Black Raspberry Festival

This weekend I did my first trip with the tour company Adventure Korea. They are based out of Seoul and do cultural, outdoor, and adventure excursions all over the country. This trip was centered around the Bokbunja (복 분 자) black raspberry that is in season near Gochang, in the southern part of my province. There were about 35 other people in the group, mostly English teachers and mostly foreigners.

We picked our fill of black raspberries on a farm and drank berry slushies in the hot sun. Then we headed to the main event, the Bokbunja Food and Wine Festival. This region is also known for their freshwater eels, which are traditionally eaten with the bokbunja liquor. We had the chance to try to catch live eels in this big pool. The pool also had black raspberries, so the water was completely opaque and you could feel berry pulp brushing your legs. Any eels you caught you got to keep. At first I thought the whole thing was kind of hokey, but once they dropped the bag of eels into the water and I got over my squeamishness of the slippery creatures, I got really into it and the huntress emerged. I wanted an eel! Must catch my own meat! But they were really difficult to catch. Not that it would have been probable to keep it for the rest of the weekend and take it home anyway...

Then we walked around to explore the myriad of food and drinks. The bokbunja beverages ranged from fruit punch to beer to cloudy rice wine to the classic liquor, which was sort of like a fortified wine or not-too-sweet dessert liquor.

We tried some tempura ginseng with a bokbunja dipping sauce. Whoa, straight ginseng is way too intense for me, but probably good for health. Then we had eel, live a moment ago and cleaned and grilled in front of us. I like the eel I've had in the States, and this was good as well, if quite fatty. As with any Korean BBQ, it was served with dipping sauces, raw ginger and garlic, and lettuce leaves for wrapping.

Then to Seonunsa Temple which was beautiful, and admittedly similar to every other Buddhist temple I have seen in Korea. I would have loved more guiding on the trip, more explanation of history and cultural significance, but mostly we were left to our own ponderings. Other people I talked to on this trip said that there was more narration in the past, and this trip was not typical in that way.

Things started to get even stranger in the evening.

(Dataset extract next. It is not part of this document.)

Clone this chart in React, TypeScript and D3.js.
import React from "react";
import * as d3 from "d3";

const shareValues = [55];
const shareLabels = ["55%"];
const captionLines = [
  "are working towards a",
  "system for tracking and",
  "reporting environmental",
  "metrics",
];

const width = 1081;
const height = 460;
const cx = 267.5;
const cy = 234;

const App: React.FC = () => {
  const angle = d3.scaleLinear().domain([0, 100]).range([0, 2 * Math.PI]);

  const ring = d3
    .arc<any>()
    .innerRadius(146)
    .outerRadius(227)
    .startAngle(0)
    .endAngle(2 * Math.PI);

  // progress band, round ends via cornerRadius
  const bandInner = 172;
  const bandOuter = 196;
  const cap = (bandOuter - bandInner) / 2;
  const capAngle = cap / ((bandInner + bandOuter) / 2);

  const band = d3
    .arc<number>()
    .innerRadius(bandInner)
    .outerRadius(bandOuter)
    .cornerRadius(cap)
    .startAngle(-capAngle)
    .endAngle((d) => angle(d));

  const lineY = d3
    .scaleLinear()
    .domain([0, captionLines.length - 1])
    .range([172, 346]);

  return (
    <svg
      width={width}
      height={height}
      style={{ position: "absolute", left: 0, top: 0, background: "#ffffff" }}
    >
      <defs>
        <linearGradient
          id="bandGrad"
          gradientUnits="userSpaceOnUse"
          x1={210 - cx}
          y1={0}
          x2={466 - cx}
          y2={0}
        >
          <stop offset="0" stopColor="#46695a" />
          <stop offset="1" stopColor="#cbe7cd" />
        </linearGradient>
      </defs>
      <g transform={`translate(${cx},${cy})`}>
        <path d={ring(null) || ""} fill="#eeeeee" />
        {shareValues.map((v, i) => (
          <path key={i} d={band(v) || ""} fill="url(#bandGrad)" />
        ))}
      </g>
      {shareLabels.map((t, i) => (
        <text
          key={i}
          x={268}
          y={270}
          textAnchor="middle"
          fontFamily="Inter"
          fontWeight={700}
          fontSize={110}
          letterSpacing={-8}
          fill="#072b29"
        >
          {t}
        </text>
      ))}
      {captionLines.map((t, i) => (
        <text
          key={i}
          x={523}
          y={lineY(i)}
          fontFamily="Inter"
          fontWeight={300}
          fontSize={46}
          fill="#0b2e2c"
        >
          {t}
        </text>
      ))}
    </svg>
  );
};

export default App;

The post-dinner activity had been billed as a bokbunja wine and costume party, so I assumed it would be just our tour group in silly costumes. But no, we were taken back to the festival and seated at tables in the front of the tent, a huge group of conspicuous foreigners in front of Korean families not in costume. We drank the local berry wine, which some in the group downed like we were at a frat party. Local press, photographers, and film crews were documenting the crazy foreigners all evening. It was a little uncomfortable and embarrassing, not quite what I had envisioned. The entertainment of music, juggling, fire show, and dancing was too loud to have a very decent conversation with any one around me. Finally it turned into a dance party, both foreigners and Koreans, and I danced for a bit before heading to a noraebang (karaoke) with a more mellow crowd.

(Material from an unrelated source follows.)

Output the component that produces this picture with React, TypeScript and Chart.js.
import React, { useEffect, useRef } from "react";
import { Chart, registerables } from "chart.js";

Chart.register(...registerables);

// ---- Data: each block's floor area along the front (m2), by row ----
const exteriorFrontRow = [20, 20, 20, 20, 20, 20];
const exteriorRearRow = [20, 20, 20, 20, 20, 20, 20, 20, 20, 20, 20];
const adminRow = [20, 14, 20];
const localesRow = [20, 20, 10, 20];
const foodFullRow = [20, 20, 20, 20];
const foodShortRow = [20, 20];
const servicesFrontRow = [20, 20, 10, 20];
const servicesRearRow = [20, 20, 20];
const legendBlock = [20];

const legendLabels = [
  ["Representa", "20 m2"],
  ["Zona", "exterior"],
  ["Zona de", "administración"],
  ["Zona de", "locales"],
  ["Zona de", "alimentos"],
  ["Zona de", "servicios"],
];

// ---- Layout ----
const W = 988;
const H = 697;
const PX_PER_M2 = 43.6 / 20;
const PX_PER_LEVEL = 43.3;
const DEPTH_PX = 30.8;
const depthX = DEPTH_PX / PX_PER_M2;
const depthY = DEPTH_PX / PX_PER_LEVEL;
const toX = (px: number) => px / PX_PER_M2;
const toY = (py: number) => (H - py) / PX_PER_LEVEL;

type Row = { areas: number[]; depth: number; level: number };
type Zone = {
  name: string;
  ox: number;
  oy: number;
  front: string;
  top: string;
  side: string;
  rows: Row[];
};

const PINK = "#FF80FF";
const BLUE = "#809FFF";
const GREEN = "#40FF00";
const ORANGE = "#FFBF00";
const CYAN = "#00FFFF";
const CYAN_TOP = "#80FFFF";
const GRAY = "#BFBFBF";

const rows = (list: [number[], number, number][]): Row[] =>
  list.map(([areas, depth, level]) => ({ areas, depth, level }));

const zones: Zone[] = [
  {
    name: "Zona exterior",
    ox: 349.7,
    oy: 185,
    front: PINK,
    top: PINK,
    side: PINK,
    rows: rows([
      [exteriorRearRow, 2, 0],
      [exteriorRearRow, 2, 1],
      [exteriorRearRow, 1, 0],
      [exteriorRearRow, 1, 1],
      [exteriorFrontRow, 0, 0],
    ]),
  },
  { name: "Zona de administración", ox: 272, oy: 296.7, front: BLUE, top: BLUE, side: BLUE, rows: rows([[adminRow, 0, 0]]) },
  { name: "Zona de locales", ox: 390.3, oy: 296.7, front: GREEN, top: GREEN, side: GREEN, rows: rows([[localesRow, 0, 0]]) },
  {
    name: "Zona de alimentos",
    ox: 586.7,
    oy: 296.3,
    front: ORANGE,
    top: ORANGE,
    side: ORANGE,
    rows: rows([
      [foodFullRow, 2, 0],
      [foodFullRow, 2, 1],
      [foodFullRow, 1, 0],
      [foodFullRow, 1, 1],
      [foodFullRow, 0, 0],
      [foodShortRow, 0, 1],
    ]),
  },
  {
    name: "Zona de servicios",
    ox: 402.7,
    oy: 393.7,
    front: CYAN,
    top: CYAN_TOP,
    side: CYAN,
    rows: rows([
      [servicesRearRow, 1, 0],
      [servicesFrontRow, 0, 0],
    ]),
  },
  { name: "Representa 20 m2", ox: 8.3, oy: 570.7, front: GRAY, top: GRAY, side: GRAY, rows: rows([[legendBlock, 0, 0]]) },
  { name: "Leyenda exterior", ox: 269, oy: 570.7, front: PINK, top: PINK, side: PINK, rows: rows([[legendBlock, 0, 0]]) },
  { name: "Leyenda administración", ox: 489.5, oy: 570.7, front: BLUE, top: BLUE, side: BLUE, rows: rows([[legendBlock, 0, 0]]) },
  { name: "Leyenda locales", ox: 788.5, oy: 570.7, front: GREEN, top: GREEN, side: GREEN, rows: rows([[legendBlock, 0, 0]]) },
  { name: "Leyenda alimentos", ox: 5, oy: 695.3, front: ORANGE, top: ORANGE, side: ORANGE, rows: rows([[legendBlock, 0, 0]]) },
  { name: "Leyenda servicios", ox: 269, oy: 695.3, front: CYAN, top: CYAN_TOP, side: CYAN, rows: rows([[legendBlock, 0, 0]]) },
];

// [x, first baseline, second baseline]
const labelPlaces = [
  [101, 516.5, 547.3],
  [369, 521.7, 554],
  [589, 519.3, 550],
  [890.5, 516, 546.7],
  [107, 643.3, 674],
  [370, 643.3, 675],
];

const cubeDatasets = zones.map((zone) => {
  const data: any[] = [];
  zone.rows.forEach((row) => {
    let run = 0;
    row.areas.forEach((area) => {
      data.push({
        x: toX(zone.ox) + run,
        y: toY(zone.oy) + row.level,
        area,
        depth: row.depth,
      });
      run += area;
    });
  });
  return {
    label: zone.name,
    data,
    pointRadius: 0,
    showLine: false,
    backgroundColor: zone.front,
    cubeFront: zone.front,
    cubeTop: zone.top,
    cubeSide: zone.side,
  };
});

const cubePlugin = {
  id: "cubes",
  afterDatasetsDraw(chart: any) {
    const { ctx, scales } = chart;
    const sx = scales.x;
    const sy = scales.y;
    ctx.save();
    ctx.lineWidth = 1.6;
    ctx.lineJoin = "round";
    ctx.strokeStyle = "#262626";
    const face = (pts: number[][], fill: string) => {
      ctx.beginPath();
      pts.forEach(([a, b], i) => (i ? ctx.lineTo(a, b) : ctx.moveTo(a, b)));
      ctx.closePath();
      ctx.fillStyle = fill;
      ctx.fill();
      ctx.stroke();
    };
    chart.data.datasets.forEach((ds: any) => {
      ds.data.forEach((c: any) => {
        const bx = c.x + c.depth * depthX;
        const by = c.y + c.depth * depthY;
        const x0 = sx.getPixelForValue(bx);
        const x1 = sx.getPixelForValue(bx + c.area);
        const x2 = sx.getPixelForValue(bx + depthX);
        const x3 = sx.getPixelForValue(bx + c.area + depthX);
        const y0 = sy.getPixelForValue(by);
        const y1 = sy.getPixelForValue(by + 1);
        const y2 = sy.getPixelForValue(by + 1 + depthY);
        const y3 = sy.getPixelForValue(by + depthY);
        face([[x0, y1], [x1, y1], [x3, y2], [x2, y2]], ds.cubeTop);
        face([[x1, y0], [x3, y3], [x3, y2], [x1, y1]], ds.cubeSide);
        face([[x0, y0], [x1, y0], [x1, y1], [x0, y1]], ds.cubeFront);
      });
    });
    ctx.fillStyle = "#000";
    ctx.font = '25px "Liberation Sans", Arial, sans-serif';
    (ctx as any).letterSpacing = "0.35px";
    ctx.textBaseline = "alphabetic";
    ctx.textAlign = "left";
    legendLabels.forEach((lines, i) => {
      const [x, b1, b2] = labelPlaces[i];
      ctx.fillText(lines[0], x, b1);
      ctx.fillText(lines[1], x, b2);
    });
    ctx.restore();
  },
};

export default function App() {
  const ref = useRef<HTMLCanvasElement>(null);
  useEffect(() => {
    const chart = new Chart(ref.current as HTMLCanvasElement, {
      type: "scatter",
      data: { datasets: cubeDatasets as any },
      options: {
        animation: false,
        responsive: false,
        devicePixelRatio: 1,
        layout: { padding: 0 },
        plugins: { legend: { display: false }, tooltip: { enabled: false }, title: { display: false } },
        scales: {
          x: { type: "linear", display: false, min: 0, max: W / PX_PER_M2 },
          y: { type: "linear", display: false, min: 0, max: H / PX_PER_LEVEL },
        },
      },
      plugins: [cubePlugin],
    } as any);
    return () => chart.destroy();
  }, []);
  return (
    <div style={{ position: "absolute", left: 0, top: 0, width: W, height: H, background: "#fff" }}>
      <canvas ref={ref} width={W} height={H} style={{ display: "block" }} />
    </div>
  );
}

Sunday morning we headed to the beach, on the Yellow Sea. Unfortunately it was a cool and cloudy day, but still nice to be by the water. People in the group who had done Adventure Korea trips before said this wasn't a bad trip, but probably the most disjointed and least pleasant one they'd been on. I had a good weekend, though not spectacular, and I would consider doing another trip with them in the future. It was nice (and a bit intense) to meet so many other foreign English teachers at once. There were so many interesting and funny people in the group, from such different backgrounds, but all in this country doing a similar thing for a blip of time. We have our small handful of foreigners in Gunsan, but this big group was like a whole other world. In a way it made me wish I worked in Seoul, where one girl plays live music, another is in a book club, another a Salsa dancing club, another can find good Mexican food... all things that aren't part of my daily life. But when the weekend was over, I was quite happy to head home to my sleepy Gunsan.